◆ EXERCISE AIM
Retype nothing but the lines from the start of the material up to and including the line with "return tuple(a + (b - a) * f)". Pictures don't belong in the copy.

'''

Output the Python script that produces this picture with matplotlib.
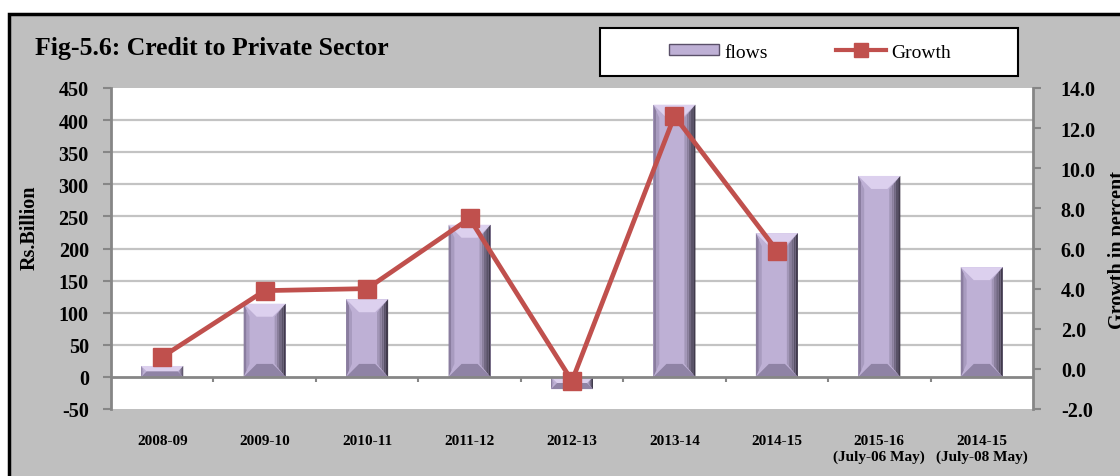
import numpy as np
import matplotlib
matplotlib.use("Agg")
import matplotlib.pyplot as plt
from matplotlib.patches import Rectangle, Polygon
from matplotlib.lines import Line2D
from matplotlib.colors import to_rgb

plt.rcParams['font.family'] = ['Liberation Serif', 'DejaVu Serif']
plt.rcParams['font.weight'] = 'bold'
plt.rcParams['axes.unicode_minus'] = False

# data
categories = ['2008-09', '2009-10', '2010-11', '2011-12', '2012-13', '2013-14',
              '2014-15', '2015-16\n(July-06 May)', '2014-15\n(July-08 May)']
flows = [17, 114, 121, 237, -19, 424, 224, 313, 171]
growth = [0.6, 3.9, 4.0, 7.5, -0.6, 12.6, 5.9, np.nan, np.nan]
left_ticks = list(range(-50, 451, 50))
right_ticks = list(range(-2, 15, 2))

W, H = 1120, 477
fig = plt.figure(figsize=(W / 100, H / 100), dpi=100, facecolor='white')

# grey chart area with black border
fig.patches.append(Rectangle((9 / W, -0.1), 1.2, 1 - 15 / H + 0.1, transform=fig.transFigure,
                             facecolor='#BFBFBF', edgecolor='black', linewidth=2.5, zorder=-5))

ax = fig.add_axes([111 / W, 1 - 410 / H, 922 / W, 321 / H])
ax.set_facecolor('white')
ax.set_xlim(-0.5, len(categories) - 0.5)
ax.set_ylim(-50, 450)

x = np.arange(len(categories))
bw = 0.41
face = '#BEB0D5'
ax.bar(x, flows, width=bw, color=face, edgecolor='none', zorder=3)


def mix(c1, c2, f):
    a, b = np.array(to_rgb(c1)), np.array(to_rgb(c2))
    return tuple(a + (b - a) * f)


# bevel faces on each bar
pos = ax.get_position()
px_x = pos.width * W / (ax.get_xlim()[1] - ax.get_xlim()[0])
px_y = pos.height * H / (ax.get_ylim()[1] - ax.get_ylim()[0])
for xi, v in zip(x, flows):
    x0, x1 = xi - bw / 2, xi + bw / 2
    lo, hi = min(0, v), max(0, v)
    b = min(13, abs(v) * px_y / 2, bw * px_x / 2)
    dx, dy = b / px_x, b / px_y
    ax.add_patch(Polygon([(x0, hi), (x1, hi), (x1 - dx, hi - dy), (x0 + dx, hi - dy)],
                         facecolor='#DCD0EE', edgecolor='none', zorder=4))
    ax.add_patch(Polygon([(x0, lo), (x1, lo), (x1 - dx, lo + dy), (x0 + dx, lo + dy)],
                         facecolor='#8F83A5', edgecolor='none', zorder=4))
    # left edge, two shades
    dl = dx * 0.45
    for j, c in enumerate(['#8A7D9F', '#A89BBF']):
        f0, f1 = j / 2, (j + 1) / 2
        ax.add_patch(Polygon([(x0 + dl * f0, lo + dy * f0), (x0 + dl * f1, lo + dy * f1),
                              (x0 + dl * f1, hi - dy * f1), (x0 + dl * f0, hi - dy * f0)],
                             facecolor=c, edgecolor='none', zorder=4))
    # right edge, shaded toward dark
    dr = dx * 0.85
    n = 5
    for j in range(n):
        f0, f1 = j / n, (j + 1) / n
        c = mix('#35303F', '#AEA1C4', (j + 0.5) / n)
        ax.add_patch(Polygon([(x1 - dr * f0, lo + dy * f0), (x1 - dr * f1, lo + dy * f1),
                              (x1 - dr * f1, hi - dy * f1), (x1 - dr * f0, hi - dy * f0)],
                             facecolor=c, edgecolor='none', zorder=4))

ax.set_yticks(left_ticks)
for t in left_ticks:
    if t not in (-50, 0, 450):
        ax.axhline(t, color='#C3C3C3', linewidth=1.6, zorder=1)
ax.axhline(0, color='#868686', linewidth=2, zorder=5)
ax.vlines(x[:-1] + 0.5, 0, -5 / px_y, color='#868686', linewidth=1.5, zorder=5)

ax.set_xticks(x, categories, fontsize=11, linespacing=1.25)
ax.tick_params(axis='x', length=0, pad=18)
ax.tick_params(axis='y', direction='out', length=6, width=1.5, color='#868686',
               labelsize=14.5, pad=10)
for s in ('top', 'bottom', 'right'):
    ax.spines[s].set_visible(False)
ax.spines['left'].set_color('#868686')
ax.spines['left'].set_linewidth(2)

ax2 = ax.twinx()
ax2.set_ylim(-2, 14)
ax2.set_yticks(right_ticks, [f'{t:.1f}' for t in right_ticks])
line_color = '#C0504D'
ax2.plot(x, growth, color=line_color, linewidth=3.4, marker='s', markersize=13,
         markerfacecolor=line_color, markeredgecolor=line_color, zorder=6)
ax2.tick_params(axis='y', direction='out', length=6, width=1.5, color='#868686',
                labelsize=14.5, pad=14)
for s in ('top', 'bottom', 'left'):
    ax2.spines[s].set_visible(False)
ax2.spines['right'].set_color('#868686')
ax2.spines['right'].set_linewidth(2)

fig.text(30 / W, 1 - 228 / H, 'Rs.Billion', rotation=90, ha='center', va='center', fontsize=14.5)
fig.text(1118 / W, 1 - 250 / H, 'Growth in percent', rotation=90, ha='center', va='center',
         fontsize=14.5)
fig.text(35 / W, 1 - 49 / H, 'Fig-5.6: Credit to Private Sector', ha='left', va='center',
         fontsize=18.5)

# legend box
fig.patches.append(Rectangle((600 / W, 1 - 77 / H), 418 / W, 48 / H, transform=fig.transFigure,
                             facecolor='white', edgecolor='black', linewidth=1.5, zorder=1))
handles = [Rectangle((0, 0), 1, 1, facecolor=face, edgecolor='#5A5069', linewidth=1),
           Line2D([], [], color=line_color, linewidth=3, marker='s', markersize=10,
                  markerfacecolor=line_color, markeredgecolor=line_color)]
fig.legend(handles, ['flows', 'Growth'], loc='center', bbox_to_anchor=(810 / W, 1 - 53 / H),
           ncol=2, frameon=False, handlelength=2.6, handleheight=0.5, handletextpad=0.25,
           columnspacing=3.5, prop={'family': 'Liberation Serif', 'weight': 'normal', 'size': 14})

fig.savefig('out.png', dpi=100, facecolor=fig.get_facecolor())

'''

◆ TASK SOLUTION
Output the Python script that produces this picture with matplotlib.
import numpy as np
import matplotlib
matplotlib.use("Agg")
import matplotlib.pyplot as plt
from matplotlib.patches import Rectangle, Polygon
from matplotlib.lines import Line2D
from matplotlib.colors import to_rgb

plt.rcParams['font.family'] = ['Liberation Serif', 'DejaVu Serif']
plt.rcParams['font.weight'] = 'bold'
plt.rcParams['axes.unicode_minus'] = False

# data
categories = ['2008-09', '2009-10', '2010-11', '2011-12', '2012-13', '2013-14',
              '2014-15', '2015-16\n(July-06 May)', '2014-15\n(July-08 May)']
flows = [17, 114, 121, 237, -19, 424, 224, 313, 171]
growth = [0.6, 3.9, 4.0, 7.5, -0.6, 12.6, 5.9, np.nan, np.nan]
left_ticks = list(range(-50, 451, 50))
right_ticks = list(range(-2, 15, 2))

W, H = 1120, 477
fig = plt.figure(figsize=(W / 100, H / 100), dpi=100, facecolor='white')

# grey chart area with black border
fig.patches.append(Rectangle((9 / W, -0.1), 1.2, 1 - 15 / H + 0.1, transform=fig.transFigure,
                             facecolor='#BFBFBF', edgecolor='black', linewidth=2.5, zorder=-5))

ax = fig.add_axes([111 / W, 1 - 410 / H, 922 / W, 321 / H])
ax.set_facecolor('white')
ax.set_xlim(-0.5, len(categories) - 0.5)
ax.set_ylim(-50, 450)

x = np.arange(len(categories))
bw = 0.41
face = '#BEB0D5'
ax.bar(x, flows, width=bw, color=face, edgecolor='none', zorder=3)


def mix(c1, c2, f):
    a, b = np.array(to_rgb(c1)), np.array(to_rgb(c2))
    return tuple(a + (b - a) * f)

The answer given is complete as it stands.